Opinión

24/12/2019

 

Feliz lo-que-sea y próspero 2020

 

 

María Solano Altaba


 

 

 

El coste cero del envío de un correo electrónico nos ha facilitado la vida cotidiana, pero, en paralelo, provoca, en estas fechas, una avalancha de mensajes de felicitación navideña que llegan muchas veces en exceso de remitentes con los que tenemos poca o nula relación. De entre esos cientos de mensajes, se salva un puñado redactados con cariño y enviados con esmero por personas que, en estos días, se acordarán de nosotros con el corazón puesto en el cielo y las rodillas hincadas ante el pesebre. Luego están los demás.
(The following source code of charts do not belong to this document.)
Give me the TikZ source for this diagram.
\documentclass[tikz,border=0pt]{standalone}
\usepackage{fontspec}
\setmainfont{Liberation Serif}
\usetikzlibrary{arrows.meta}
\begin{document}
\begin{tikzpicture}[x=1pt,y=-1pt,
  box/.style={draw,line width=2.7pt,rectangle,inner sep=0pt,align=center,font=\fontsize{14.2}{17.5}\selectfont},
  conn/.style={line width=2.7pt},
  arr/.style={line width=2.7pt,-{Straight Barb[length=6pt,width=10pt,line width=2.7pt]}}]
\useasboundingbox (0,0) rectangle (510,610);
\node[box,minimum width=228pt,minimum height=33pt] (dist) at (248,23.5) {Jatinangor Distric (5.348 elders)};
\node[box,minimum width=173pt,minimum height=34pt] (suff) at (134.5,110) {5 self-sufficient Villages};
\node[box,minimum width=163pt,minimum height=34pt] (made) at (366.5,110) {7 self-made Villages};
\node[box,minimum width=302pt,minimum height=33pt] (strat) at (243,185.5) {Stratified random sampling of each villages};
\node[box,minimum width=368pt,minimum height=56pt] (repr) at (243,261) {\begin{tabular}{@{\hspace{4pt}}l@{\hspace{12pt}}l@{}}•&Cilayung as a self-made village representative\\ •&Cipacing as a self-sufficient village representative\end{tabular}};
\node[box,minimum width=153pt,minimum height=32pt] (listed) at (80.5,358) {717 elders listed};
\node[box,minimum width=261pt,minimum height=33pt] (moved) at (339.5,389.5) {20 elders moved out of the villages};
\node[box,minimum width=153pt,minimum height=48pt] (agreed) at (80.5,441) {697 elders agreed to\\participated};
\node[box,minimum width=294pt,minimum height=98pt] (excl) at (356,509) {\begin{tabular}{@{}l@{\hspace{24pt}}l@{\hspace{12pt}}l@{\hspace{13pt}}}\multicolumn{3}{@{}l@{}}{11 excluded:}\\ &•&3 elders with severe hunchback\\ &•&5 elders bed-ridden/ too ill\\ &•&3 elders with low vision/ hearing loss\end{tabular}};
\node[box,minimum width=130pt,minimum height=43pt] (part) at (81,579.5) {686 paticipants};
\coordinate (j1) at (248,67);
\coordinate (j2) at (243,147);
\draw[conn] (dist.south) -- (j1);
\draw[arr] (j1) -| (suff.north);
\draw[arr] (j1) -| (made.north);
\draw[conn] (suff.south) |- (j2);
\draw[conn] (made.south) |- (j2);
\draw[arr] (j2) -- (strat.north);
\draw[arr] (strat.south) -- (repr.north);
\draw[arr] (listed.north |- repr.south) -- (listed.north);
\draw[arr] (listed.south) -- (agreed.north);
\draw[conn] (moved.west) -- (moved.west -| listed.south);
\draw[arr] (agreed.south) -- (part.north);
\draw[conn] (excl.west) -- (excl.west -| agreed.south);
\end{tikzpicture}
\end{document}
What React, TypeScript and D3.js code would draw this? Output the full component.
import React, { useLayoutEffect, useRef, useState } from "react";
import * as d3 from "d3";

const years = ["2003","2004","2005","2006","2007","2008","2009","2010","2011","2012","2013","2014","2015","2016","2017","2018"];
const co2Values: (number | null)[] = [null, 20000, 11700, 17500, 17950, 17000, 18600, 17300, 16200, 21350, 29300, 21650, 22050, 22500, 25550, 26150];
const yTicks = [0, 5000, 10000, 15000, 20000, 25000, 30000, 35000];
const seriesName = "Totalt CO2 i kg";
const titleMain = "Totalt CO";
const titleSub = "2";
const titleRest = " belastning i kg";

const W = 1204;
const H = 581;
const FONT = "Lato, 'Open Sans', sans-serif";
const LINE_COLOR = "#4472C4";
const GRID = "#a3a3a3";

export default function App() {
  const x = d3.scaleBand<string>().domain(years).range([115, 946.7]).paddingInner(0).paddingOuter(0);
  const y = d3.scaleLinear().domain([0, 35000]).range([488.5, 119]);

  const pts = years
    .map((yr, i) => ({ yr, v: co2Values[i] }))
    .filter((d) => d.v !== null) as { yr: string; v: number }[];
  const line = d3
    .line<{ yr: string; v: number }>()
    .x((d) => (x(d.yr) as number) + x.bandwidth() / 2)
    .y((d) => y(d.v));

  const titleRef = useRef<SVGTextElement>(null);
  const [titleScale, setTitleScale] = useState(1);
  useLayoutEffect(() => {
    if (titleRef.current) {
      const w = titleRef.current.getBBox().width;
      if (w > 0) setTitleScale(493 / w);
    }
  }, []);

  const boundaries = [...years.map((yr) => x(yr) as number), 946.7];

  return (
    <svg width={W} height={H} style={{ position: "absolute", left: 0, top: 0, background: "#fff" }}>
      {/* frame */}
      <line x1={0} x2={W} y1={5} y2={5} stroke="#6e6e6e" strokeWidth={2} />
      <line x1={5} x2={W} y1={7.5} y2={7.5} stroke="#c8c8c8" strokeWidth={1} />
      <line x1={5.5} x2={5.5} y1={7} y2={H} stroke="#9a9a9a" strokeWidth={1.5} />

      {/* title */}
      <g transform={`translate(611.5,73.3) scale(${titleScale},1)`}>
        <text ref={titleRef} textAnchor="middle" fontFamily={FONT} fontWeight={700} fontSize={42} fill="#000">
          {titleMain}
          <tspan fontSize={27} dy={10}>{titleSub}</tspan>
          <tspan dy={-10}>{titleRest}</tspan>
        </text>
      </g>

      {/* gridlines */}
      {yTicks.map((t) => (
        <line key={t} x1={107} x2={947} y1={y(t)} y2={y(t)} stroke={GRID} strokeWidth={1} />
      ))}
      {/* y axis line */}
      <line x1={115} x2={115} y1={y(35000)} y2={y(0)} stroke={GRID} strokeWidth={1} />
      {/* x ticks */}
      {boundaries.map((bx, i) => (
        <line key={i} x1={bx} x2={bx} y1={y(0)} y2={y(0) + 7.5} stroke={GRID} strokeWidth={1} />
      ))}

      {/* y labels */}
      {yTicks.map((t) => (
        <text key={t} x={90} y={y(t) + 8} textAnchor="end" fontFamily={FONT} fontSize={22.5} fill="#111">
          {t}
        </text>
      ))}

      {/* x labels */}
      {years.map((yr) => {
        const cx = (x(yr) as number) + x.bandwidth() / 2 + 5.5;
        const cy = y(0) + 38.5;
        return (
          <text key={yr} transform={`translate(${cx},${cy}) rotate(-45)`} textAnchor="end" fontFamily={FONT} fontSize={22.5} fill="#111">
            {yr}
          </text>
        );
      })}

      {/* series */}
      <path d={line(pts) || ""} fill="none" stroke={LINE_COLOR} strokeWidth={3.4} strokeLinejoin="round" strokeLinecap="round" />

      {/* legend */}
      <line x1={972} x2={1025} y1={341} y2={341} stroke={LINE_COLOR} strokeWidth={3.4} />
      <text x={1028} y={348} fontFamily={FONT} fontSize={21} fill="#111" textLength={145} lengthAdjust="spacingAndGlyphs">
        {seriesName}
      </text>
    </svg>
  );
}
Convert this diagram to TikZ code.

Nos felicita todo aquel que tenga nuestro correo electrónico: el hipermercado donde solemos hacer la compra, la peluquería, una web de vacaciones donde en una ocasión barajamos la opción de alquilar un apartamento... Este año me ha felicitado amablemente una marca de colchones que tiene mi mail de cuando compré uno hace unos meses. Me desea que descanse bien en estas fiestas.

Porque en esta amalgama de mensajes producto del envío masivo gratuito se percibe bien esa perversión del lenguaje políticamente correcto transitado por un laicismo beligerante que nos impide felicitar la Navidad, no vaya a ser que el tipo que está al otro lado del ordenador no sea creyente y se ofenda por ver, por ejemplo, una tradicional escena de la Virgen, San José y el Niño, con o sin mula y buey, Reyes Magos y pastorcillos. Así que hay un verdadero empeño lingüístico en desechar de los textos que acompañan las anodinas imágenes cualquier mención al sentido religioso de la celebración de la Navidad, que no es otro que el don del Hijo de Dios que se hizo hombre por nuestra salvación.

Entre las contorsiones del lenguaje más habituales destaca el “Felices Fiestas” para sustituir a “Feliz Navidad”. Un “Felices Fiestas” que vale igual para las que se celebran en mi pueblo con litros de sangría y guiso de rabo de toro comunitario que para esta que ahora tenemos.

Lo que siempre cae es el “próspero año nuevo”. Tanto es así que este año he recibido una felicitación que ya se ahorra directamente la Navidad y va a tiro hecho. “Querida María. Te deseamos un feliz 2020. Que el año nuevo venga cargado de éxitos”. Me pregunto yo si esta gente se sentará con la familia el 25, día festivo en nuestro calendario laboral, o se dedicará a trabajar para dar pleno cumplimiento a ese cansino y repetitivo mensaje de la prosperidad, como si quedarme como estoy fuera perder, como si tener un mal año fuera no vivir.

Luego están las ilustraciones. El árbol gana enteros quizá porque pocos saben que tiene también su explicación religiosa con el abeto que siempre está verde y representa la vida y con las luces que recuerdan la que nos trae Cristo. Quien sin duda ha conquistado la iconografía es Coca Cola porque el imaginario de un entrañable y gordito abuelo de generosa barba blanca vestido de rojo y que dice “ho, ho, ho” es el verdadero rey de las felicitaciones. Da igual que la tradición proceda de San Nicolás. A Papá Noel nadie lo acusa de políticamente incorrecto por imponer el credo del que procede. Y de ahí sus derivadas: los renos -Rudolf hasta protagoniza películas-, regalos, muchos regalos, más regalos, viva el consumo, fiesta, champán... ya hasta las velas con el muérdago han pasado a mejor vida.

Lo malo de todo esto es que en el siglo del homo videns la cultura se escribe con imágenes y todo este imaginario, este ramillete de claims publicitarios, son los que van configurando nuestro ideario colectivo, los que determinan cómo pensamos. Y el nuestro acabará por no saber por qué nos felicitamos con tanto empeño en estas entrañables fiestas.

Menos mal que nos queda ese puñado de mensajes llenos de cariño enviados con el corazón puesto en el cielo y las rodillas hincadas ante el pesebre que nos ayudan a elevar la mirada y nos recuerdan que no estamos solos entre tanto “próspero 2020”.